Pour toutes ces raisons, LREM est dans un équilibre instable ; c’est un parti qui n’est pas à l’abri d’une scission soudaine ou du départ massif de ses adhérents. Le défi d’Emmanuel Macron est donc de parvenir à entretenir l’élan initial et à satisfaire les différentes composantes tout en préservant une certaine cohérence idéologique. 

Dans ce cadre, l’islam est quasiment le seul sujet qui est susceptible de faire capoter ce projet car c’est un sujet qui, non seulement peut diviser, mais aussi peut amener le pouvoir à prendre des mesures (notamment sécuritaires et régulatrices) très éloignées du programme initial. 

Idéalement, le mieux serait donc que l’islam disparaisse des écrans radars.
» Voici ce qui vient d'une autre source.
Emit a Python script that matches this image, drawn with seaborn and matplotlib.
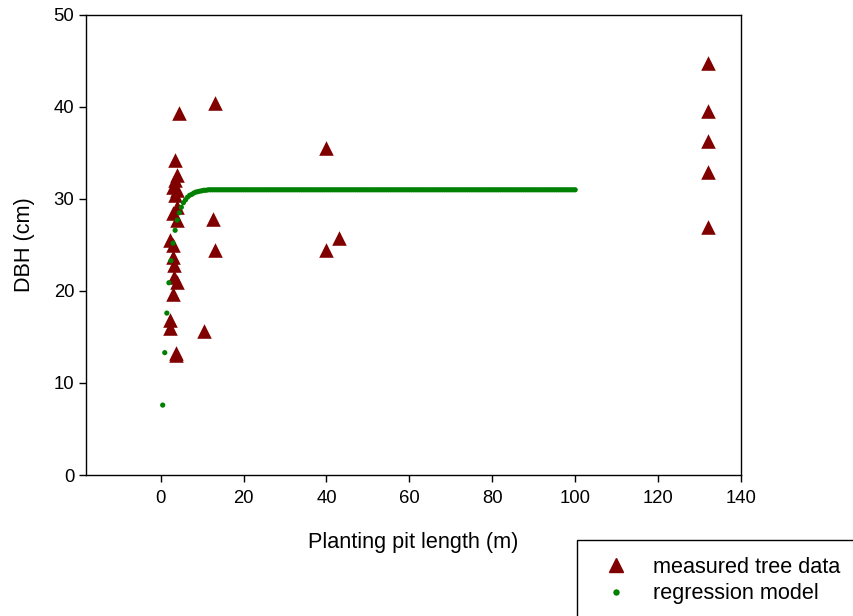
import numpy as np
import pandas as pd
import matplotlib
matplotlib.use("Agg")
import matplotlib.pyplot as plt
import seaborn as sns
from matplotlib.patches import Rectangle
from matplotlib.lines import Line2D

sns.set_style("white")
plt.rcParams['font.family'] = ['Liberation Sans', 'DejaVu Sans']
plt.rcParams['text.color'] = 'black'
plt.rcParams['axes.labelcolor'] = 'black'

# measured tree data
meas_x = [4.5, 13.0, 3.5, 4.0, 3.5, 3.0, 4.0, 3.5, 4.0, 3.0, 4.0, 12.7, 2.2, 3.0,
          13.0, 3.0, 3.2, 3.2, 4.0, 3.0, 2.2, 2.2, 10.5, 3.8, 3.6,
          40.0, 40.0, 43.0, 132.0, 132.0, 132.0, 132.0, 132.0]
meas_y = [39.4, 40.4, 34.2, 32.6, 32.1, 31.3, 31.0, 30.4, 29.1, 28.5, 27.7, 27.8, 25.5, 25.0,
          24.5, 23.7, 22.8, 21.5, 21.0, 19.7, 16.8, 16.0, 15.6, 13.3, 13.0,
          35.5, 24.5, 25.8, 44.8, 39.6, 36.3, 32.9, 27.0]

# regression model (read at 0.5 m steps from 0.5 to 100 m)
model_x = list(np.arange(0.5, 100.01, 0.5))
model_y_head = [7.6, 13.3, 17.6, 20.9, 23.3, 25.2, 26.6, 27.7, 28.5, 29.1,
                29.6, 29.9, 30.2, 30.4, 30.5, 30.65, 30.75, 30.8, 30.85, 30.9,
                30.95, 30.95]
model_y = model_y_head + [31.0] * (len(model_x) - len(model_y_head))

x_ticks = [0, 20, 40, 60, 80, 100, 120, 140]
y_ticks = [0, 10, 20, 30, 40, 50]

meas = pd.DataFrame({"x": meas_x, "y": meas_y})
model = pd.DataFrame({"x": model_x, "y": model_y})

fig = plt.figure(figsize=(8.54, 6.16), dpi=100)
ax = fig.add_axes([86/854, 1-475/616, (741-86)/854, (475-15)/616])

sns.scatterplot(data=meas, x="x", y="y", ax=ax, marker="^", s=110, color="#800000",
                edgecolor="#800000", linewidth=0, zorder=3)
sns.scatterplot(data=model, x="x", y="y", ax=ax, marker="o", s=14, color="#008000",
                edgecolor="none", linewidth=0, zorder=4)

ax.set_xlim(-18, 140)
ax.set_ylim(0, 50)
ax.set_xticks(x_ticks)
ax.set_yticks(y_ticks)
ax.tick_params(axis="both", which="both", direction="out", length=5, width=1,
               labelsize=13.3, colors="black", bottom=True, left=True, top=False, right=False)
ax.tick_params(axis="x", pad=6)
for sp in ax.spines.values():
    sp.set_color("black")
    sp.set_linewidth(1)
ax.set_xlabel("Planting pit length (m)", fontsize=15.6, labelpad=18, color="black")
ax.set_ylabel("DBH (cm)", fontsize=15.6, labelpad=13, color="black")

handles = [Line2D([], [], marker="^", color="#800000", linestyle="none", markersize=10),
           Line2D([], [], marker="o", color="#008000", linestyle="none", markersize=3.6)]
leg = fig.legend(handles, ["measured tree data", "regression model"],
                 loc="upper left", bbox_to_anchor=(603/854, 1-557/616),
                 frameon=False, fontsize=15.6, handlelength=1.2, handletextpad=1.1,
                 labelspacing=0.25, borderpad=0, borderaxespad=0)
for t in leg.get_texts():
    t.set_color("black")

rect = Rectangle((577/854, -0.2), 0.6, 1-540/616+0.2, transform=fig.transFigure,
                 fill=False, edgecolor="black", linewidth=1)
fig.patches.append(rect)

fig.savefig("out.png", dpi=100)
C’est le type de souhait qui n’est évidemment pas spécifique à LREM : tous les partis redoutent que l’actualité fasse surgir des sujets ou des informations qui raniment les clivages internes et contredisent la doctrine. Songeons par exemple au Parti communiste français qui redoutait tout particulièrement que les médias parlent des camps de concentration et de la répression à l’est. Le problème est aujourd’hui exactement le même avec l’islam : toute nouvelle polémique ou tout nouvel attentat est susceptible de revivifier les tensions, ce qui va ensuite nécessiter des efforts titanesques sur le plan rhétorique pour nier les problèmes et minimiser les désaccords internes. Mais la rhétorique a ses limites : les contradictions deviennent parfois trop fortes et les exclusions sont inéluctables. Une telle issue serait cependant redoutable pour un parti qui se veut progressiste et tolérant, et elle aurait en outre pour effet de modifier les déséquilibres internes, amenant le parti soit à se droitiser, soit à se gauchiser. 

Bref, l’islam est un sujet à hauts risques pour la majorité. Avec des sujets comme le voile, le parti du président marche sur des œufs car toute polémique a pour inconvénient de réactiver les tensions, mais aussi de pointer les contradictions entre un discours qui se veut optimiste et une réalité qui l’est beaucoup moins.